I’ve been back and forth on my liking of Aliens: Dead Orbit. My “forth” involves James Stokoe’s wonderful art.

The man has created cinematic images from nightmares. It’s almost like Hellraiser has entered the world of the Xenomorph. Bodies cooked of all their skin, still alive and talking, the Xenomorphs approaching from shadows. With every panel we take a step deeper into hell and the madness that ensues. This is why people make stupid decisions in ø films, because they are faced with something beyond their comprehension. In those ways, it’s very much like Cthulu: Fear and madness infect a person’s perspective.  In the first Alien, the crew breaks protocol and allows an infected person back aboard their ship. In Aliens, a group of highly trained Colonial Marines – when first confronted by the Xenomorph – become screaming ninnies with their high-powered automatic weaponry and forget all of their tactical training. It finally takes until Alien 3 for the group of rapists and killers to act with some level of intelligence against these monsters. In Alien: Resurrection, an entire military complex crumbles in on itself. Even Prometheus and Covenant still fit the bill. Stokoe understands this. When faced with ultimate fear, bad decisions are made. Bad decisions are made because people will assume the best of any situation without question. For all of our intelligence, humans are stupid. Ripley might be the smartest human in the entire Alien world.

My “back” in the back and forth is that while the imagery is at times truly horrifying, the story itself doesn’t really expand our understanding of the Xenomorph in any direction one way or the other. The characters are somewhat paper thin. There’s really nothing beyond the imagery to sink our teeth into, but this doesn’t stop me from enjoying the hell out of it.

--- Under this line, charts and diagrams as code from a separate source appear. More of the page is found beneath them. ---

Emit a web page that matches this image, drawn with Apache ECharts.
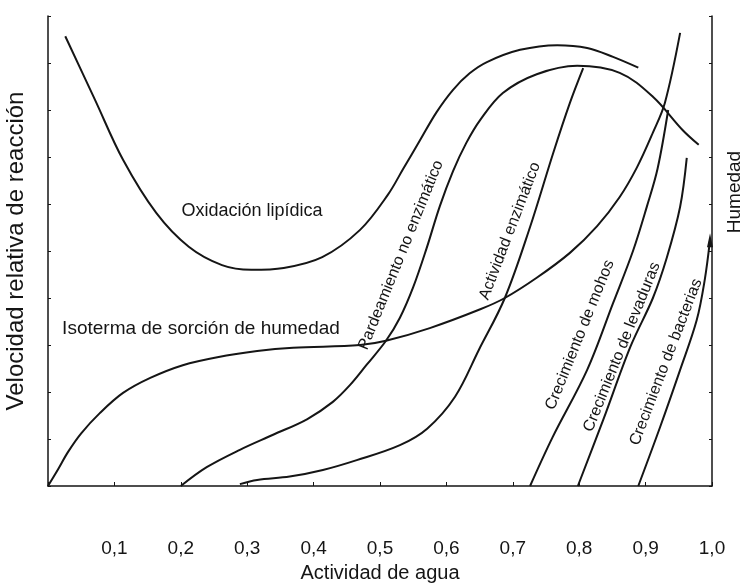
<!DOCTYPE html>
<html>
<head>
<meta charset="utf-8">
<script src="https://cdn.jsdelivr.net/npm/echarts@6/dist/echarts.min.js"></script>
<style>
  html, body { margin: 0; padding: 0; background: #fff; }
  #chart { width: 742px; height: 583px; }
</style>
</head>
<body>
<div id="chart"></div>
<script>
// Water activity (a_w) on x, relative rate / moisture on y (0-100 scale)
const xTicks = [0, 0.1, 0.2, 0.3, 0.4, 0.5, 0.6, 0.7, 0.8, 0.9, 1.0];

const oxidacionLipidica = [
  [0.026, 95.7], [0.071, 82.1], [0.113, 69.4], [0.163, 58.1], [0.212, 50.9],
  [0.262, 47.0], [0.306, 46.0], [0.355, 46.4], [0.413, 48.7], [0.470, 54.5],
  [0.512, 62.0], [0.535, 67.5], [0.560, 73.5], [0.585, 79.5], [0.610, 84.3],
  [0.635, 87.8], [0.661, 90.2], [0.711, 92.8], [0.767, 93.8], [0.812, 93.2],
  [0.851, 91.3], [0.889, 89.0]
];

const isotermaSorcion = [
  [0.000, 0.0], [0.015, 3.5], [0.030, 7.2], [0.050, 11.2], [0.078, 15.5],
  [0.113, 19.8], [0.154, 23.0], [0.203, 25.7], [0.255, 27.4], [0.315, 28.7],
  [0.369, 29.4], [0.470, 30.0], [0.509, 30.9], [0.575, 33.6], [0.651, 37.6],
  [0.688, 40.0], [0.736, 44.3], [0.786, 49.6], [0.827, 55.3], [0.861, 61.5],
  [0.887, 67.8], [0.911, 75.2], [0.929, 81.5], [0.952, 96.4]
];

const pardeamientoNoEnzimatico = [
  [0.200, 0.0], [0.239, 4.0], [0.289, 7.7], [0.339, 10.9], [0.390, 14.2],
  [0.429, 17.9], [0.455, 21.5], [0.480, 25.8], [0.509, 30.9], [0.530, 35.8],
  [0.550, 42.3], [0.570, 50.5], [0.590, 59.5], [0.610, 67.0], [0.630, 73.0],
  [0.651, 77.9], [0.685, 83.6], [0.736, 87.6], [0.797, 89.4], [0.861, 87.9],
  [0.911, 82.8], [0.956, 75.7], [0.980, 72.6]
];

const actividadEnzimatica = [
  [0.289, 0.4], [0.315, 1.3], [0.364, 2.0], [0.414, 3.4], [0.465, 5.5],
  [0.530, 8.7], [0.571, 12.2], [0.613, 19.0], [0.649, 29.0], [0.688, 40.0],
  [0.726, 55.1], [0.761, 70.9], [0.786, 81.5], [0.806, 88.9]
];

const crecimientoMohos = [
  [0.726, 0.0], [0.760, 10.4], [0.812, 24.7], [0.851, 38.9], [0.881, 50.0],
  [0.902, 59.5], [0.918, 67.5], [0.934, 80.0]
];

const crecimientoLevaduras = [
  [0.798, 0.0], [0.836, 14.0], [0.877, 29.6], [0.911, 40.0], [0.932, 48.6],
  [0.952, 59.4], [0.962, 69.8]
];

const crecimientoBacterias = [
  [0.889, 0.0], [0.922, 12.6], [0.952, 24.7], [0.977, 35.3], [0.989, 43.8],
  [0.997, 52.3]
];

const ink = '#151515';
const font = 'Liberation Sans, Arial, sans-serif';

function curve(name, data, extra) {
  return Object.assign({
    name: name,
    type: 'line',
    data: data,
    smooth: 0.35,
    showSymbol: false,
    symbol: 'none',
    lineStyle: { color: ink, width: 2 },
    silent: true
  }, extra || {});
}

// Rotated captions that run along the steep curves
function slanted(text, x, y, deg) {
  return {
    type: 'text',
    x: x, y: y,
    rotation: deg * Math.PI / 180,
    style: {
      text: text, fill: ink, font: '16px ' + font,
      align: 'center', verticalAlign: 'middle'
    }
  };
}

const chart = echarts.init(document.getElementById('chart'));
chart.setOption({
  animation: false,
  backgroundColor: '#fff',
  grid: {
    left: 48, right: 30, top: 16, bottom: 97,
    containLabel: false, outerBoundsMode: 'none'
  },
  xAxis: {
    type: 'value', min: 0, max: 1, interval: 0.1,
    name: 'Actividad de agua', nameLocation: 'middle', nameGap: 77,
    nameTextStyle: { color: ink, fontSize: 20, fontFamily: font },
    axisLine: { show: true, lineStyle: { color: ink, width: 1.5 } },
    axisTick: { show: true, inside: true, length: 4, lineStyle: { color: ink } },
    axisLabel: {
      margin: 53, color: ink, fontSize: 19, fontFamily: font,
      formatter: v => {
        const t = xTicks.find(k => Math.abs(k - v) < 1e-6);
        return (t === undefined || t === 0) ? '' : t.toFixed(1).replace('.', ',');
      }
    },
    splitLine: { show: false }
  },
  yAxis: [
    {
      type: 'value', min: 0, max: 100, interval: 10, position: 'left',
      name: 'Velocidad relativa de reacción', nameLocation: 'middle', nameGap: 20,
      nameRotate: 90,
      nameTextStyle: { color: ink, fontSize: 24, fontFamily: font },
      axisLine: { show: true, lineStyle: { color: ink, width: 1.5 } },
      axisTick: { show: true, inside: true, length: 3, lineStyle: { color: ink } },
      axisLabel: { show: false },
      splitLine: { show: false }
    },
    {
      type: 'value', min: 0, max: 100, interval: 10, position: 'right',
      axisLine: { show: true, lineStyle: { color: ink, width: 1.5 } },
      axisTick: { show: true, inside: true, length: 3, lineStyle: { color: ink } },
      axisLabel: { show: false },
      splitLine: { show: false }
    }
  ],
  series: [
    curve('Oxidación lipídica', oxidacionLipidica),
    curve('Isoterma de sorción de humedad', isotermaSorcion),
    curve('Pardeamiento no enzimático', pardeamientoNoEnzimatico),
    curve('Actividad enzimático', actividadEnzimatica),
    curve('Crecimiento de mohos', crecimientoMohos),
    curve('Crecimiento de levaduras', crecimientoLevaduras),
    curve('Crecimiento de bacterias', crecimientoBacterias, {
      showSymbol: true,
      symbol: (v, p) => p.dataIndex === crecimientoBacterias.length - 1 ? 'triangle' : 'none',
      symbolSize: [6, 14],
      itemStyle: { color: ink }
    })
  ],
  graphic: [
    {
      type: 'text', x: 252, y: 211,
      style: { text: 'Oxidación lipídica', fill: ink, font: '18px ' + font,
               align: 'center', verticalAlign: 'middle' }
    },
    {
      type: 'text', x: 201, y: 329,
      style: { text: 'Isoterma de sorción de humedad', fill: ink, font: '19px ' + font,
               align: 'center', verticalAlign: 'middle' }
    },
    {
      type: 'text', x: 735, y: 192, rotation: Math.PI / 2,
      style: { text: 'Humedad', fill: ink, font: '19px ' + font,
               align: 'center', verticalAlign: 'middle' }
    },
    slanted('Pardeamiento no enzimático', 401, 255, 68),
    slanted('Actividad enzimático', 510, 231, 69),
    slanted('Crecimiento de mohos', 580, 335, 68),
    slanted('Crecimiento de levaduras', 622, 347, 68),
    slanted('Crecimiento de bacterias', 666, 362, 69)
  ]
});
</script>
</body>
</html>
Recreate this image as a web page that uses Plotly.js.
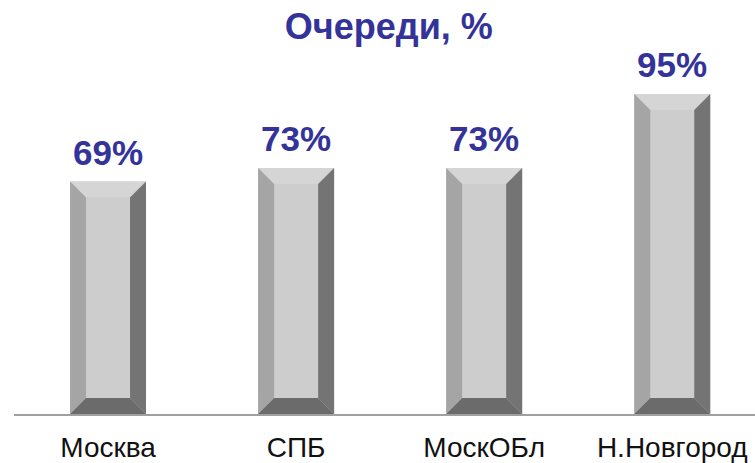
<!DOCTYPE html>
<html>
<head>
<meta charset="utf-8">
<script src="https://cdn.plot.ly/plotly-3.0.1.min.js"></script>
<style>
  html, body { margin: 0; padding: 0; background: #fff; }
  #graph { width: 755px; height: 463px; }
</style>
</head>
<body>
<div id="graph"></div>
<script>
// chart data
var categories = ['Москва', 'СПБ', 'МоскОБл', 'Н.Новгород'];
var values = [69, 73, 73, 95];
var valueLabels = ['69%', '73%', '73%', '95%'];

var FONT = 'Liberation Sans, Arial, sans-serif';
var BLUE = '#333399';

var barWidth = 0.404;   // in category units
var bevelX = 0.085;     // bevel depth, horizontal (category units)
var bevelY = 4.75;      // bevel depth, vertical (value units)

var xs = categories.map(function (c, i) { return i; });

// face of the bar
var barTrace = {
  type: 'bar',
  x: xs,
  y: values,
  width: barWidth,
  marker: { color: '#cdcdcd', line: { width: 0 } },
  hoverinfo: 'none'
};

// bevelled edges, built from the values
function poly(pts) {
  return 'M' + pts.map(function (p) { return p[0] + ',' + p[1]; }).join(' L') + ' Z';
}
var shapes = [];
values.forEach(function (v, i) {
  var x0 = i - barWidth / 2, x1 = i + barWidth / 2;
  var faces = [
    { c: '#d5d5d5', p: [[x0, v], [x1, v], [x1 - bevelX, v - bevelY], [x0 + bevelX, v - bevelY]] },
    { c: '#a5a5a5', p: [[x0, 0], [x0, v], [x0 + bevelX, v - bevelY], [x0 + bevelX, bevelY]] },
    { c: '#747474', p: [[x1, 0], [x1, v], [x1 - bevelX, v - bevelY], [x1 - bevelX, bevelY]] },
    { c: '#6b6b6b', p: [[x0, 0], [x1, 0], [x1 - bevelX, bevelY], [x0 + bevelX, bevelY]] }
  ];
  faces.forEach(function (f) {
    shapes.push({
      type: 'path', xref: 'x', yref: 'y', path: poly(f.p),
      fillcolor: f.c, line: { width: 0 }, layer: 'above'
    });
  });
});

var annotations = values.map(function (v, i) {
  return {
    x: i, y: v, xref: 'x', yref: 'y',
    text: valueLabels[i], showarrow: false,
    yanchor: 'bottom', yshift: 8,
    font: { family: FONT, size: 35, color: BLUE, weight: 'bold' }
  };
});

var layout = {
  width: 755,
  height: 463,
  margin: { l: 14, r: 0, t: 44, b: 49 },
  paper_bgcolor: '#ffffff',
  plot_bgcolor: '#ffffff',
  showlegend: false,
  title: {
    text: '<b>Очереди, %</b>',
    x: 0.515, xanchor: 'center',
    y: 0.944, yanchor: 'middle', yref: 'container',
    font: { family: FONT, size: 36, color: BLUE }
  },
  xaxis: {
    range: [-0.5, 3.44],
    tickvals: xs,
    ticktext: categories,
    showgrid: false,
    zeroline: false,
    showline: true,
    linecolor: '#a0a0a0',
    linewidth: 1.5,
    ticks: '',
    ticklabelstandoff: 8,
    tickfont: { family: FONT, size: 28, color: '#111111' },
    fixedrange: true
  },
  yaxis: {
    range: [0, 109.85],
    visible: false,
    fixedrange: true
  },
  shapes: shapes,
  annotations: annotations
};

Plotly.newPlot('graph', [barTrace], layout, { displayModeBar: false, staticPlot: true });
</script>
</body>
</html>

Even as I write this review, I’m listening to the creepy score of Covenant and seeing the images Stokoe has left in my head.

If you’re an Alien fan, you’ll probably enjoy this. You’ll enjoy seeing everyday people try to keep it together the best they can against one of the most fearsome and fearful cinematic creatures ever created, even though in the end it will absolutely leave you wanting more. This is both good and bad.